Он близко наблюдал Керенского, министров, Троцкого и многих других тогдашних деятелей, и я упускал возможность услышать о многих характерных подробностях. Но тяжелая работа и быт съедали много энергии, да я и не специалист - историк.

Сам же по себе, как личность, он меня не слишком привлекал. В том же селе, как и на других этапах моей двадцатилетней ссылки, мне встречались и более содержательные и вызывавшие глубокое уважение люди*. Да и дружить с ним ближе было небезопасно. Около него, как оводы, вились сомнительные друзья из ссыльных. Он, похоже, благосклонно воспринимал их внимание - льстило самолюбию эксминистра? Вот и пойми, то ли им было поручено доносить "куда следует" слова Гвоздева, то ли его мудро решено было сберечь в качестве полезной подсадной утки, для приманивания "слишком умных" …Встретимся посередь села, а он громогласно: "А, по-моему, прав Ленин, нужна вторая партия!" А кругом-то уши, уши. По таким обстоятельствам, не много можно было с ним беседовать.

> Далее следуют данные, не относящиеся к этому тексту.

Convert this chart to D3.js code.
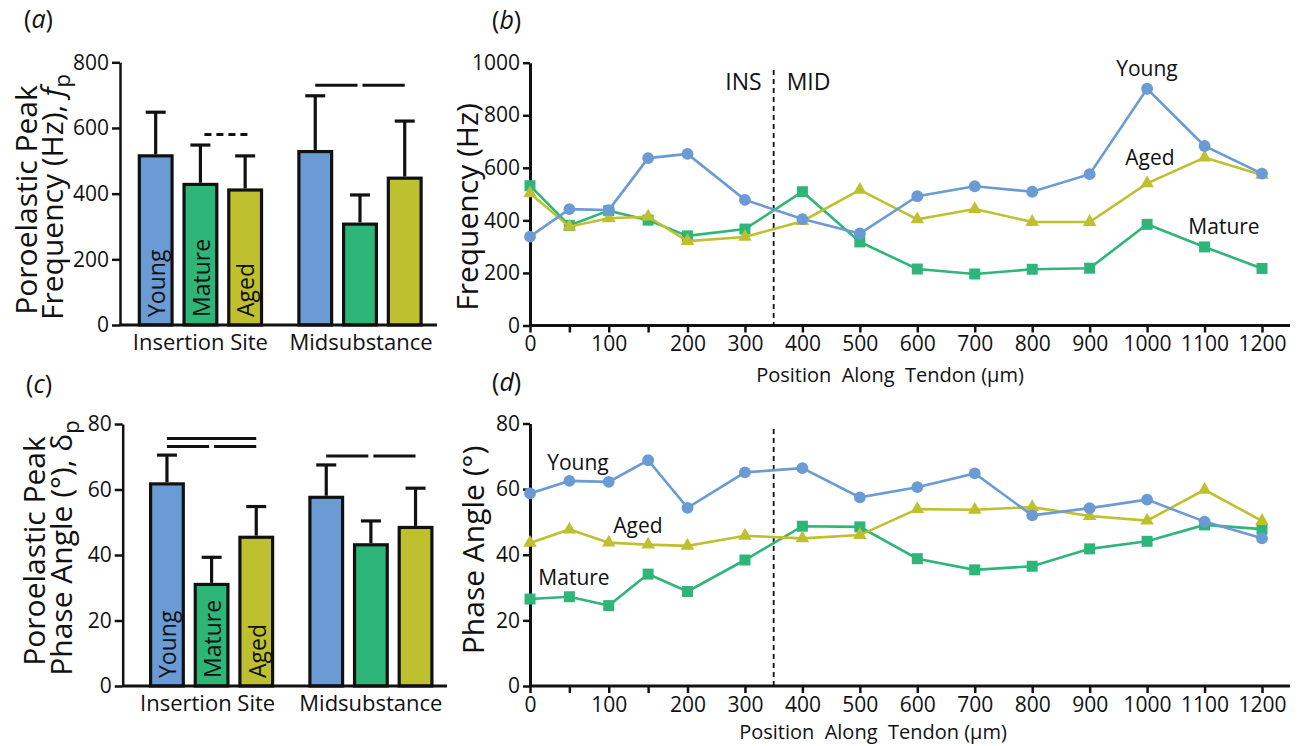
<!DOCTYPE html>
<html><head><meta charset="utf-8">
<script src="https://cdn.jsdelivr.net/npm/d3@7"></script>
<style>
body{margin:0;background:#fff}
text{font-family:"Open Sans","Noto Sans",sans-serif;fill:#111}
</style>
</head><body>
<svg id="chart" width="1299" height="746"></svg>
<script>
// ---------- DATA ----------
const groups = ["Insertion Site", "Midsubstance"];
const ages = ["Young", "Mature", "Aged"];
const colors = ["#6a9bd4", "#2eb678", "#bfc02f"];

// Panel (a): poroelastic peak frequency (Hz), mean and SD per group [Young, Mature, Aged]
const freqMeanIS = [520, 433, 416];
const freqMeanMID = [533, 312, 452];
const freqSdIS = [128, 115, 99];
const freqSdMID = [165, 84, 169];
const freqTicks = [0, 200, 400, 600, 800];

// Panel (c): poroelastic peak phase angle (deg)
const angleMeanIS = [62.2, 31.5, 45.9];
const angleMeanMID = [58.1, 43.6, 48.9];
const angleSdIS = [8.3, 7.8, 8.9];
const angleSdMID = [9.4, 6.8, 11.5];
const angleTicks = [0, 20, 40, 60, 80];

// significance bars
const freqSig = [
  {group: "Insertion Site", from: "Mature", to: "Aged", value: 580, dashed: true},
  {group: "Midsubstance", from: "Young", to: "Mature", value: 730},
  {group: "Midsubstance", from: "Mature", to: "Aged", value: 730}
];
const angleSig = [
  {group: "Insertion Site", from: "Young", to: "Aged", value: 75.6},
  {group: "Insertion Site", from: "Young", to: "Mature", value: 73.1},
  {group: "Insertion Site", from: "Mature", to: "Aged", value: 73.1},
  {group: "Midsubstance", from: "Young", to: "Mature", value: 70.2},
  {group: "Midsubstance", from: "Mature", to: "Aged", value: 70.2}
];

// Panels (b), (d): along-tendon profiles
const positions = [0, 50, 100, 150, 200, 300, 400, 500, 600, 700, 800, 900, 1000, 1100, 1200];
const xTickLabels = [0, 100, 200, 300, 400, 500, 600, 700, 800, 900, 1000, 1100, 1200];
const boundary = 350;
const freqYoung  = [338, 443, 439, 637, 653, 478, 405, 350, 492, 530, 509, 576, 901, 683, 578];
const freqMature = [532, 381, 437, 401, 341, 367, 509, 318, 215, 196, 214, 218, 385, 299, 217];
const freqAged   = [503, 376, 408, 414, 321, 337, 397, 516, 404, 443, 394, 394, 541, 639, 573];
const angleYoung  = [58.7, 62.5, 62.2, 68.8, 54.3, 65.1, 66.4, 57.5, 60.6, 64.8, 52.0, 54.2, 56.8, 50.1, 45.0];
const angleMature = [26.5, 27.2, 24.5, 34.1, 28.8, 38.4, 48.7, 48.5, 38.8, 35.4, 36.5, 41.8, 44.1, 49.1, 47.8];
const angleAged   = [43.6, 47.7, 43.7, 43.1, 42.7, 45.8, 45.0, 46.0, 53.9, 53.7, 54.5, 51.8, 50.4, 59.8, 50.3];
const lineTicksFreq = [0, 200, 400, 600, 800, 1000];
const lineTicksAngle = [0, 20, 40, 60, 80];

// ---------- DRAW ----------
const svg = d3.select("#chart");
const AX = 2.5;
const fmt = d3.format("d");

function styleAxis(g) {
  g.selectAll("path,line").attr("stroke", "#111").attr("stroke-width", AX);
  g.selectAll("text").attr("font-size", 21).attr("fill", "#111")
    .attr("font-family", "'Open Sans','Noto Sans',sans-serif");
}

function panelLabel(x, y, letter) {
  const t = svg.append("text").attr("x", x).attr("y", y).attr("font-size", 25);
  t.append("tspan").text("(");
  t.append("tspan").attr("font-style", "italic").text(letter);
  t.append("tspan").text(")");
}

function barPanel(o) {
  const y = d3.scaleLinear().domain([o.yTicks[0], o.yTicks[o.yTicks.length - 1]]).range(o.yRange);
  const x0 = d3.scaleBand().domain(groups).range(o.xRange).paddingInner(0.214).paddingOuter(0);
  const x1 = d3.scaleBand().domain(ages).range([0, x0.bandwidth()]).paddingInner(0.196).paddingOuter(0);
  const bw = x1.bandwidth();
  const cx = (g, a) => x0(g) + x1(a) + bw / 2;
  const g = svg.append("g");
  const rows = [];
  groups.forEach((gr, gi) => ages.forEach((a, ai) => rows.push({g: gr, a, ai, m: o.means[gi][ai], s: o.sds[gi][ai]})));

  // error bars
  const eb = g.append("g").attr("stroke", "#111").attr("stroke-width", 3.2);
  rows.forEach(r => {
    const c = cx(r.g, r.a);
    eb.append("line").attr("x1", c).attr("x2", c).attr("y1", y(r.m)).attr("y2", y(r.m + r.s));
    eb.append("line").attr("x1", c - 10).attr("x2", c + 10).attr("y1", y(r.m + r.s)).attr("y2", y(r.m + r.s));
  });
  // bars
  g.append("g").selectAll("rect").data(rows).join("rect")
    .attr("x", d => x0(d.g) + x1(d.a) + 1.6)
    .attr("width", bw - 3.2)
    .attr("y", d => y(d.m) + 1.6)
    .attr("height", d => y(0) - y(d.m) - 1.6)
    .attr("fill", d => colors[d.ai])
    .attr("stroke", "#111").attr("stroke-width", 3.2);
  // bar labels in first group
  ages.forEach(a => {
    g.append("text")
      .attr("transform", `translate(${cx(groups[0], a) + 1},${y(0) - 8}) rotate(-90)`)
      .attr("dy", "0.36em").attr("font-size", 23).attr("fill", "#222").text(a);
  });
  // significance lines
  o.sig.forEach(s => {
    let xa = cx(s.group, s.from), xb = cx(s.group, s.to);
    if (s.from === "Mature") xa += 2.5;
    if (s.to === "Mature") xb -= 2.5;
    if (s.dashed) { xa += 1.5; xb += 6; }
    g.append("line").attr("x1", xa).attr("x2", xb).attr("y1", y(s.value)).attr("y2", y(s.value))
      .attr("stroke", "#111").attr("stroke-width", 3)
      .attr("stroke-dasharray", s.dashed ? "7,5" : null);
  });
  // axes
  const ya = g.append("g").attr("transform", `translate(${o.axisX},0)`)
    .call(d3.axisLeft(y).tickValues(o.yTicks).tickFormat(fmt).tickSize(8).tickSizeOuter(0).tickPadding(3));
  styleAxis(ya);
  g.append("line").attr("x1", o.axisX).attr("x2", o.xEnd).attr("y1", y(0)).attr("y2", y(0))
    .attr("stroke", "#111").attr("stroke-width", 3);
  groups.forEach(gr => {
    g.append("text").attr("x", x0(gr) + x0.bandwidth() / 2 + o.catDx[groups.indexOf(gr)])
      .attr("y", y(0) + 25).attr("text-anchor", "middle").attr("font-size", 22).text(gr);
  });
  // y title
  g.append("text").attr("transform", `translate(${o.t1x},${o.tcy}) rotate(-90)`)
    .attr("text-anchor", "middle").attr("font-size", 30).text("Poroelastic Peak");
  const t2 = g.append("text").attr("transform", `translate(${o.t2x},${o.tcy - 3}) rotate(-90)`)
    .attr("text-anchor", "middle").attr("font-size", 30);
  t2.append("tspan").text(o.title2);
  t2.append("tspan").attr("font-style", o.symItalic ? "italic" : "normal").text(o.sym);
  t2.append("tspan").attr("font-size", 22).attr("dy", 7).text("p");
}

barPanel({
  xRange: [137.7, 422.7], yRange: [325, 62.3], yTicks: freqTicks, axisX: 120, xEnd: 437,
  means: [freqMeanIS, freqMeanMID], sds: [freqSdIS, freqSdMID], sig: freqSig,
  catDx: [0, 1], t1x: 37, t2x: 63, tcy: 200,
  title2: "Frequency (Hz), ", sym: "f", symItalic: true
});
barPanel({
  xRange: [149, 433.5], yRange: [686, 424], yTicks: angleTicks, axisX: 122.7, xEnd: 447,
  means: [angleMeanIS, angleMeanMID], sds: [angleSdIS, angleSdMID], sig: angleSig,
  catDx: [-4, 0], t1x: 45, t2x: 72, tcy: 551,
  title2: "Phase Angle (°), ", sym: "δ", symItalic: false
});

function linePanel(o) {
  const x = d3.scaleLinear().domain([0, 200, 1200]).range([530, 687.5, 1262]);
  const y = d3.scaleLinear().domain([o.yTicks[0], o.yTicks[o.yTicks.length - 1]]).range(o.yRange);
  const g = svg.append("g");
  // boundary dashed line
  g.append("line").attr("x1", x(boundary)).attr("x2", x(boundary))
    .attr("y1", o.dashTop).attr("y2", y(0))
    .attr("stroke", "#111").attr("stroke-width", 1.8).attr("stroke-dasharray", "5,4");
  // axes
  const xa = g.append("g").attr("transform", `translate(0,${y(0)})`)
    .call(d3.axisBottom(x).tickValues(positions).tickSize(7).tickSizeOuter(0).tickPadding(4)
      .tickFormat(d => xTickLabels.includes(d) ? fmt(d) : ""));
  xa.select(".domain").remove();
  styleAxis(xa);
  g.append("line").attr("x1", x(0)).attr("x2", 1290).attr("y1", y(0)).attr("y2", y(0))
    .attr("stroke", "#111").attr("stroke-width", 3);
  const ya = g.append("g").attr("transform", `translate(${x(0)},0)`)
    .call(d3.axisLeft(y).tickValues(o.yTicks).tickFormat(fmt).tickSize(7).tickSizeOuter(0).tickPadding(3));
  styleAxis(ya);
  ya.select(".domain").attr("stroke-width", 3);

  const line = d3.line().x((d, i) => x(positions[i])).y(d => y(d));
  const series = [
    {v: o.mature, c: colors[1], sym: d3.symbolSquare, size: 121},
    {v: o.aged, c: colors[2], sym: d3.symbolTriangle, size: 80},
    {v: o.young, c: colors[0], sym: d3.symbolCircle, size: 110}
  ];
  series.forEach(s => {
    g.append("path").datum(s.v).attr("d", line).attr("fill", "none")
      .attr("stroke", s.c).attr("stroke-width", 2.6);
    g.append("g").selectAll("path").data(s.v).join("path")
      .attr("transform", (d, i) => `translate(${x(positions[i])},${y(d)})`)
      .attr("d", d3.symbol().type(s.sym).size(s.size)).attr("fill", s.c);
  });
  // y title
  g.append("text").attr("transform", `translate(${o.tx},${o.tcy}) rotate(-90)`)
    .attr("text-anchor", "middle").attr("font-size", 30).text(o.title);
  // x title
  g.append("text").attr("x", o.xtX).attr("y", o.xtY).attr("text-anchor", "middle")
    .attr("font-size", 20).attr("xml:space", "preserve").style("white-space", "pre")
    .text("Position  Along  Tendon (μm)");
  // series labels
  o.labels.forEach(l => {
    g.append("text").attr("x", l[1]).attr("y", l[2]).attr("text-anchor", "middle")
      .attr("dy", "0.35em").attr("font-size", 21).text(l[0]);
  });
  return {x, y, g};
}

const pb = linePanel({
  yTicks: lineTicksFreq, yRange: [325.5, 62.7], young: freqYoung, mature: freqMature, aged: freqAged,
  dashTop: 70, tx: 478, tcy: 207, title: "Frequency (Hz)", xtX: 890, xtY: 382,
  labels: [["Young", 1147, 69], ["Aged", 1150, 158], ["Mature", 1224, 227]]
});
pb.g.append("text").attr("x", pb.x(boundary) - 12).attr("y", 90).attr("text-anchor", "end")
  .attr("font-size", 23).text("INS");
pb.g.append("text").attr("x", pb.x(boundary) + 13).attr("y", 90).attr("text-anchor", "start")
  .attr("font-size", 23).text("MID");

linePanel({
  yTicks: lineTicksAngle, yRange: [686, 423.5], young: angleYoung, mature: angleMature, aged: angleAged,
  dashTop: 429, tx: 484, tcy: 550, title: "Phase Angle (°)", xtX: 873, xtY: 739,
  labels: [["Young", 578, 463], ["Aged", 638, 526], ["Mature", 574, 578]]
});

panelLabel(24, 28, "a");
panelLabel(492, 29, "b");
panelLabel(26, 393, "c");
panelLabel(492, 391, "d");
</script>
</body></html>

Он рассказывал, что родом из Пензенской губернии. В Питере проявил себя способным мастеровым, "хорошо сдал пробу" (по-нынешнему на разряд). Выбился в рабочую аристократию. "Утром, пока на спиртовке кофе варится, я бреюсь" - самоуважительно повествовал он о своей фабричной жизни. Сошелся с меньшевиками, стал лидером петербургских металлистов. Далее, как известно, война 1914 года, незадачливое участие в Военно-промышленном комитете, первая тюрьма. Недолгая, до февраля 1917-го года, а затем восьмимесячное народное кипение. Звездный час Кузьмы Антоновича: во время последнего правительственного кризиса 17 года лидеры меньшевиков предлагают ему войти в кабинет в качестве министра труда. И Кузьма Гвоздев сел в министерское кресло, среди министров единственный неинтеллигент. Калиф на час, прошел месяц, и его вместе с прочими свели из Зимнего в Петропавловскую крепость. Вторая тюрьма. К большевистскому режиму как-то примкнул, получил должность, а когда пришла Великая Сталинская Эпоха, наступила его третья и последняя тюремная полоса.

Да, судьба сказочная, феерия. А досталась человеку не особо яркому. Ни выдающегося самостоятельного ума, ни, понятно, высокой образованности... Коснулся разговор положения крестьянства, Кузьма Антонович в своей внушительной манере демонстрирует приверженность сталинской коллективизации. Приводит "живую" цитату из своей беседы с видным коммунистом, обосновывает необходимость колхозного строя.

После освобождения из ссылки в 1954 году, все мы, не мешкая, разъехались, и связь моя с Гвоздевым порвалась. Слышал, что после того прожил он не долго.

Однако, не странно ли, что бывший не рядовой меньшевик, министр Временного правительства, даже после смертоносного 37 года продолжал себе, пусть и в ссылке, жить и здравствовать. Заколдованный? Правда, случались еще и другие "несгораемые", например, тоже бывший меньшевик Вышинский, но тот оказался исключительно полезным товарищем. А какой же ценой спасался Кузьма Гвоздев? Пусть это не из крупных, а все же некоторая загадка из нашего прошлого. Вот бы нашелся бывший зэк, помнящий Гвоздева по сталинскому заключению?..

______________________________

*Самый замечательный встреченный мной в жизни человек погиб в осажденном Ленинграде. То был врач, ученый, патриот. Вот о ком надо писать. А главное - добиться бы переиздания его единственной общедоступной (остальные - специапьно научные) книги о душевной гигиене и смысле жизни человека. В условиях всеобщего разброда эта небольшая книжка Георгия Алексеевича Иваницкого - та здоровая пища, какой сегодня не хватает

«Вестник СПб «Мемориала», № 2, 1993 г.